■ **Set task**: The lines from the top of the material below through the line containing "plt.rcParams['font.family'] = ['Liberation" are to be printed exactly, with pictures omitted.
-.-.-
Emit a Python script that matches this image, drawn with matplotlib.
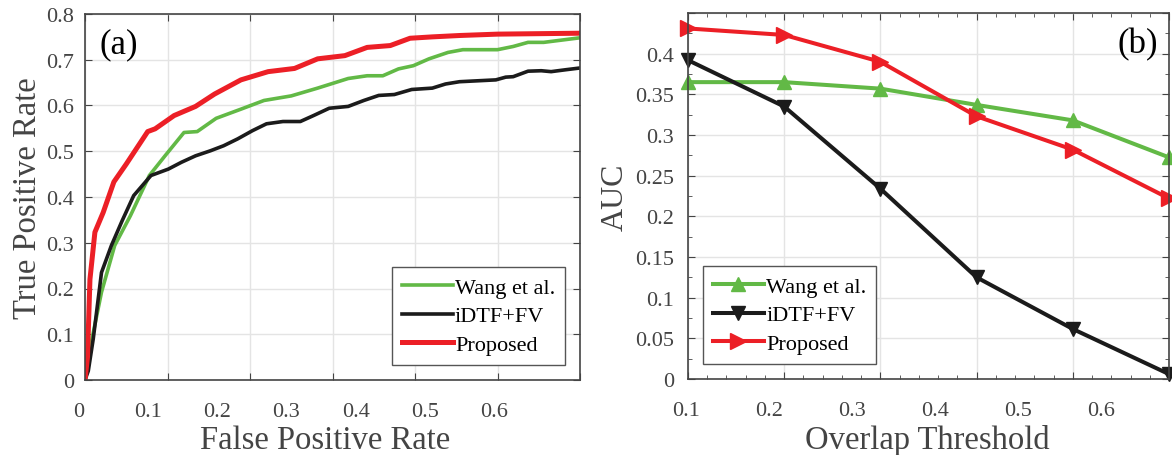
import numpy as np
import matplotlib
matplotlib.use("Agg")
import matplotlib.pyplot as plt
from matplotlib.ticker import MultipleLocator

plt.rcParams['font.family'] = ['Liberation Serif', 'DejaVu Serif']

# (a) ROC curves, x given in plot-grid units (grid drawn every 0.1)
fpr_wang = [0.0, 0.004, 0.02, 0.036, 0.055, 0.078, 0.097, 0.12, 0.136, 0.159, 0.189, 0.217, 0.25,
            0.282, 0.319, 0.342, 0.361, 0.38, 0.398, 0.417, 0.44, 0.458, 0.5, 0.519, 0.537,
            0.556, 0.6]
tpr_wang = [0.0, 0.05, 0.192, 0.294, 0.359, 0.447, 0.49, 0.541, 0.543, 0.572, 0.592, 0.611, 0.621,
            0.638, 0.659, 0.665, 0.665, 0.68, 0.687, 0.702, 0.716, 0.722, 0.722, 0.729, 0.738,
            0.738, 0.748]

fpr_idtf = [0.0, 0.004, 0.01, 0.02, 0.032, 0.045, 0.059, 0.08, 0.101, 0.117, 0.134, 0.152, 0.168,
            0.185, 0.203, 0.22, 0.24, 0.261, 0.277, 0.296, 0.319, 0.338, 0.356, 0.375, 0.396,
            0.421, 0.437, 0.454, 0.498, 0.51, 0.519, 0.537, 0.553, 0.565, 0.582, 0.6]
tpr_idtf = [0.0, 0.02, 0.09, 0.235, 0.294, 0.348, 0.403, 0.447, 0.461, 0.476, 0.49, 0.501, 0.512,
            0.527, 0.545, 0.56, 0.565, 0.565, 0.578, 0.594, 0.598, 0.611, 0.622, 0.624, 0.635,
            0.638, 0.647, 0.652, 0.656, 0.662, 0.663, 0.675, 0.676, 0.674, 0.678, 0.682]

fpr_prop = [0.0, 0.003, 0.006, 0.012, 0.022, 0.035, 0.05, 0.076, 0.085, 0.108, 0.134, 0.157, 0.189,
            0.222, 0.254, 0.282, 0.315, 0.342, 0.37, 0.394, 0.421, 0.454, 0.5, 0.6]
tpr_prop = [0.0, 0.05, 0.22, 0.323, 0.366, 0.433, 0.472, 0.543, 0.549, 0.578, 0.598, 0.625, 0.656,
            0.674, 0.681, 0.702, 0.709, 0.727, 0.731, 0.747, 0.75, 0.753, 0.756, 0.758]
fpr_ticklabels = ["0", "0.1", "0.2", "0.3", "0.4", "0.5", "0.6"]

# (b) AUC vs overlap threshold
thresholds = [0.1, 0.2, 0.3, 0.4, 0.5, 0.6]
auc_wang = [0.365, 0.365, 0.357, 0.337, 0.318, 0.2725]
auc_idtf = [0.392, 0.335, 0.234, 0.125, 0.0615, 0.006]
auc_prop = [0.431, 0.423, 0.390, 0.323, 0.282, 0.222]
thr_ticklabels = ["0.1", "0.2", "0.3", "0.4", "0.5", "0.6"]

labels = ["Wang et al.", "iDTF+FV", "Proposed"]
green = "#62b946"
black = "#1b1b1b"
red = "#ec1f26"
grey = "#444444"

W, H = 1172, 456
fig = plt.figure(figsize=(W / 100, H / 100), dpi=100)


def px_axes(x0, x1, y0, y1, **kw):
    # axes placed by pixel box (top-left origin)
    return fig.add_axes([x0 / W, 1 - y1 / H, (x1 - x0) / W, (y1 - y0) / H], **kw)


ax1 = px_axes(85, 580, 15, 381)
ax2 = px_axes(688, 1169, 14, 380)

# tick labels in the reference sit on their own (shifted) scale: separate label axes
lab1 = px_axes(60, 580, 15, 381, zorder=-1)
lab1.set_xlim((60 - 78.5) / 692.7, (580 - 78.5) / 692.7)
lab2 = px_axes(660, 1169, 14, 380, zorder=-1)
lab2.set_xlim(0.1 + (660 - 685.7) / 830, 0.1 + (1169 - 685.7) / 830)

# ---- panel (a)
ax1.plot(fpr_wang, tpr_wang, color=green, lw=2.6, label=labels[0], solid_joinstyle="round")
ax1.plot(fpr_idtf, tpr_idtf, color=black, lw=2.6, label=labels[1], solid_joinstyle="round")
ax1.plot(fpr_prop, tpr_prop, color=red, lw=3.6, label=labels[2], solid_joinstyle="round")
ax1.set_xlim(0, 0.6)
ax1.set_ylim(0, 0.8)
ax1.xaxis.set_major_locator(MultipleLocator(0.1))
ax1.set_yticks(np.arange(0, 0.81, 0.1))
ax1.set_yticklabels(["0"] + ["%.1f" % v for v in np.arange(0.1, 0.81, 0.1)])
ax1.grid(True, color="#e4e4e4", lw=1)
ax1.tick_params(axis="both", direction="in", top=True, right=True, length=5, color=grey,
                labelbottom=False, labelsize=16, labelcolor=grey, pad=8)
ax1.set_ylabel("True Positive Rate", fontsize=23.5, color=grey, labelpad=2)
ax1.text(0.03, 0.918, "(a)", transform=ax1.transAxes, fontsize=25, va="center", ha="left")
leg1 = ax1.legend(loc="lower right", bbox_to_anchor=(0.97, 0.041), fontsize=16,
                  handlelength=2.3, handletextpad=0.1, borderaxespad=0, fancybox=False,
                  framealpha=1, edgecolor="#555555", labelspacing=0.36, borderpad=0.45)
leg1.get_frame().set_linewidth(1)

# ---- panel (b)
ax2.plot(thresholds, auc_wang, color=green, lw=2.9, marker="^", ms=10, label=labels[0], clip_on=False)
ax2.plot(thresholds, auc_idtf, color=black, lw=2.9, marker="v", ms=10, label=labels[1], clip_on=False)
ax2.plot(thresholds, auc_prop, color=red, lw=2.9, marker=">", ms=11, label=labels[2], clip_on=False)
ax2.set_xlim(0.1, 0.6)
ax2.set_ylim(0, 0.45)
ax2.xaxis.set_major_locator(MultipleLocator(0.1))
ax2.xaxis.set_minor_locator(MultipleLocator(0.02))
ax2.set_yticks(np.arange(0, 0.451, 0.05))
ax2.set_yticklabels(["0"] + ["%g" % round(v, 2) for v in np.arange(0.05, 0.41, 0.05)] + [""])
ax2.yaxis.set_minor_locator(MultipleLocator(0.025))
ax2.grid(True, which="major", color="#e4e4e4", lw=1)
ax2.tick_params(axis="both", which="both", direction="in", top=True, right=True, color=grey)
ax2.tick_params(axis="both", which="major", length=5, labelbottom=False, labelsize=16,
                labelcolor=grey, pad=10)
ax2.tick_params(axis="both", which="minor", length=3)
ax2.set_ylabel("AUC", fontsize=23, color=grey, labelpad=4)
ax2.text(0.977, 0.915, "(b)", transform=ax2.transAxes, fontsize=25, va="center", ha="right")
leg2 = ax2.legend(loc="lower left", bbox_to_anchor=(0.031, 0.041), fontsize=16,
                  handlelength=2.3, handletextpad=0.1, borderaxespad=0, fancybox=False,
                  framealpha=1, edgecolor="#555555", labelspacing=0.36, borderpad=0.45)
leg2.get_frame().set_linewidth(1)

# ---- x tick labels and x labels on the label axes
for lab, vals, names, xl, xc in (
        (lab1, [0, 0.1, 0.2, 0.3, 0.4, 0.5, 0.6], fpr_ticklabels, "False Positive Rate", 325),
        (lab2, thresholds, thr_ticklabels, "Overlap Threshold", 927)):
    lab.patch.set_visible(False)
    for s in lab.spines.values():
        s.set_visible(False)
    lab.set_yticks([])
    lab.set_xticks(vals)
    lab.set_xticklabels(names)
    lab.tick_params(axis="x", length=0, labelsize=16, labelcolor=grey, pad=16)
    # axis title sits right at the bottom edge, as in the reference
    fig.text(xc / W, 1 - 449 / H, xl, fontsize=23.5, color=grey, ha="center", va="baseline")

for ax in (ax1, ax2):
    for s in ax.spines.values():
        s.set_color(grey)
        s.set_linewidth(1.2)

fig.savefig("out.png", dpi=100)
-.-.-
■ **Correct answer**:
Emit a Python script that matches this image, drawn with matplotlib.
import numpy as np
import matplotlib
matplotlib.use("Agg")
import matplotlib.pyplot as plt
from matplotlib.ticker import MultipleLocator

plt.rcParams['font.family'] = ['Liberation Serif', 'DejaVu Serif']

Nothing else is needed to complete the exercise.